Für „Gefälligkeiten“ soll es eine Spende an die Union gegeben haben

Als eine Schlüsselfigur erweist sich dabei offenbar der IHK-Ex-Regionalbereichsleiter Dietmar B. Er war schon am ersten Tag als Zeuge geladen, verweigerte aber die Aussage, weil er selbst in einem zweiten Prozess angeklagt ist. Wegen eines ähnlichen Deliktes war er 2010 schon zu einer Bewährungsstrafe verurteilt worden.

Pikanterweise war B. zuvor CDU-Ortsvorsitzender in Dessau-Mitte. Als Gegenleistung für „Gefälligkeiten“ soll es eine Firmenspende von 6.000 Euro an die Union gegeben haben. Auch der damalige Wirtschaftsminister und heutige Ministerpräsident Rainer Haseloff (CDU) geriet in den Verdacht, den Dessauer „Sumpf“ zumindest fahrlässig verkannt zu haben. Der Verdacht auf politische Implikationen wurde vor einem Jahr weiter genährt, als ein maßgeblicher Kriminalist der Ermittlungsgruppe „Sponsor“ genau nach der Haseloff-Vernehmung im Untersuchungsausschuss strafversetzt wurde.

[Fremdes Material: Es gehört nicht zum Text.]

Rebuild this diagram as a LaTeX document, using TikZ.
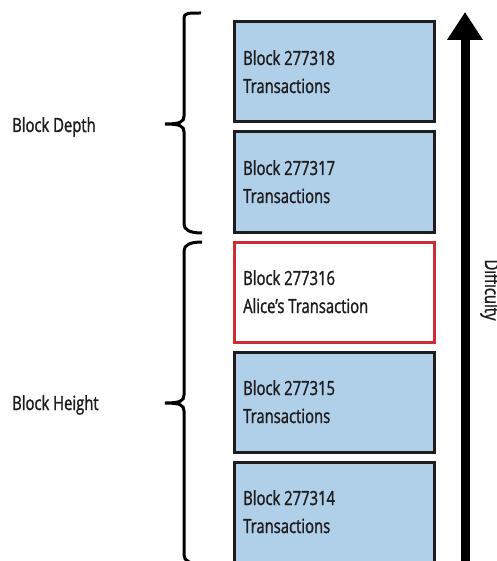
\documentclass[tikz,border=0pt]{standalone}
\usepackage{fontspec}
\setmainfont{Open Sans}[FakeStretch=0.76, FakeBold=1.3]
\usetikzlibrary{arrows.meta}
\definecolor{blockblue}{RGB}{176,208,233}
\definecolor{alicered}{RGB}{205,45,50}
\definecolor{ink}{RGB}{30,28,30}
\begin{document}
\begin{tikzpicture}[x=1pt,y=-1pt,
  block/.style={draw=ink, line width=3pt, fill=blockblue, minimum width=200pt, minimum height=100pt, outer sep=0pt, inner sep=0pt},
  alice/.style={block, draw=alicered, fill=white},
  btext/.style={anchor=base west, inner sep=0pt, text=ink, font=\fontsize{19.5}{22}\selectfont},
  brace/.style={draw=black, line width=3pt},
  bigarrow/.style={draw=black, line width=9pt, -{Triangle[length=28pt,width=34pt]}}
]
\useasboundingbox (0,0) rectangle (496,561);
\fill[white] (0,0) rectangle (496,561);

\node[block] (b318) at (334,72) {};
\node[block] (b317) at (334,182) {};
\node[alice] (b316) at (334,292) {};
\node[block] (b315) at (334,402) {};
\node[block] (b314) at (334,512) {};

\node[btext] (t318a) at ([xshift=9pt,yshift=-43pt]b318.north west) {Block 277318};
\node[btext] (t318b) at ([xshift=9pt,yshift=-71pt]b318.north west) {Transactions};
\node[btext] (t317a) at ([xshift=9pt,yshift=-43pt]b317.north west) {Block 277317};
\node[btext] (t317b) at ([xshift=9pt,yshift=-71pt]b317.north west) {Transactions};
\node[btext] (t316a) at ([xshift=9pt,yshift=-43pt]b316.north west) {Block 277316};
\node[btext] (t316b) at ([xshift=9pt,yshift=-71pt]b316.north west) {Alice’s Transaction};
\node[btext] (t315a) at ([xshift=9pt,yshift=-43pt]b315.north west) {Block 277315};
\node[btext] (t315b) at ([xshift=9pt,yshift=-71pt]b315.north west) {Transactions};
\node[btext] (t314a) at ([xshift=9pt,yshift=-43pt]b314.north west) {Block 277314};
\node[btext] (t314b) at ([xshift=9pt,yshift=-71pt]b314.north west) {Transactions};

\node[btext] (depth) at (12,132) {Block Depth};
\node[btext] (height) at (12,410) {Block Height};

\draw[brace] (201,13) .. controls (188,13) and (184,13) .. (184,18) -- (184,116)
  .. controls (184,122) and (180,124) .. (165,124)
  .. controls (180,124) and (184,126) .. (184,132) -- (184,224)
  .. controls (184,230) and (190,233) .. (202,233);
\draw[brace] (202,242) .. controls (190,242) and (184,245) .. (184,251) -- (184,395)
  .. controls (184,401) and (180,403) .. (165,403)
  .. controls (180,403) and (184,405) .. (184,411) -- (184,555)
  .. controls (184,561) and (190,564) .. (202,564);

\coordinate (abot) at (465,575);
\coordinate (atop) at (465,12);
\draw[bigarrow] (abot) -- (atop);

\node[rotate=-90, anchor=base, inner sep=0pt, text=ink, font=\fontsize{19.5}{22}\selectfont] (diff) at (485,290) {Difficulty};
\end{tikzpicture}
\end{document}
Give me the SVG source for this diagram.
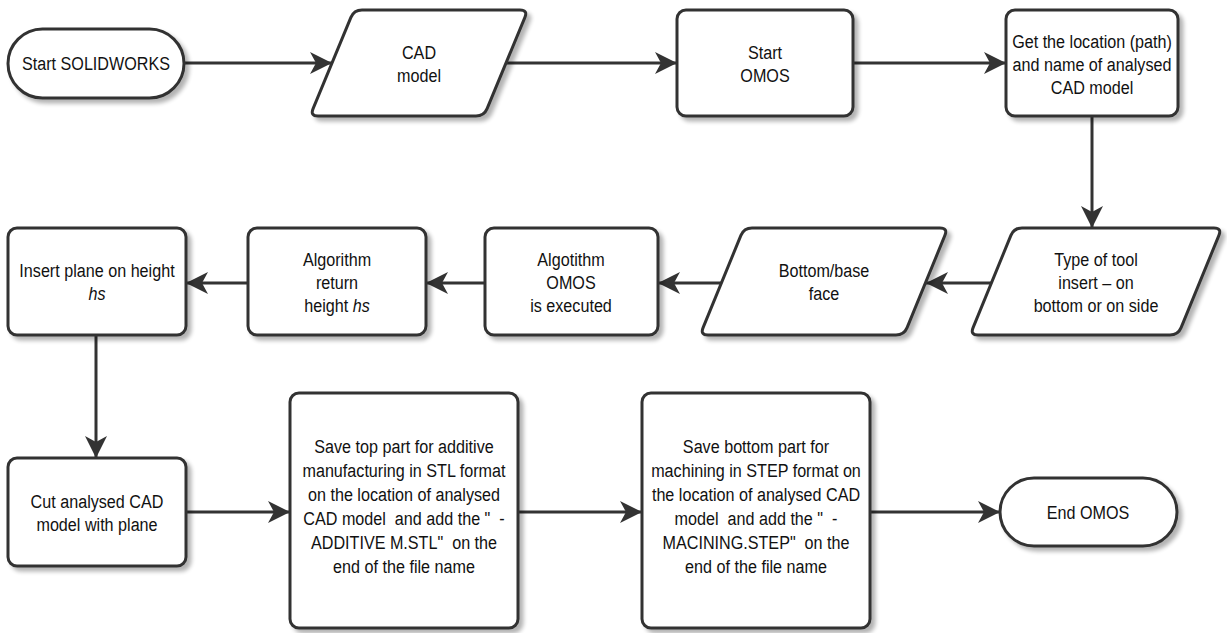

Die Darstellung der Angeklagten, dass „alles im vereinbarten Rahmen stattgefunden hat“, und ihre Versuche, Verantwortung zu delegieren, wurden von der Kammervorsitzenden Ursula Mertens mit präzisen Fragen angezweifelt. „Dass sich das alles nicht sonderlich seriös anhört, sieht auch meine Mutter, die Hausfrau ist, sehr klar“, hielt sie der versierten Unternehmerin Marlies K. entgegen. Laut Vernehmungsprotokoll gehörte ihr eigener Sohn zu denen, die bei vorgetäuschten Schulungen nur kurz erschienen, um auf der Anwesenheitsliste zu unterschreiben. Für jeden der acht konkreten Anklagefälle droht eine Maximalstrafe von jeweils fünf Jahren.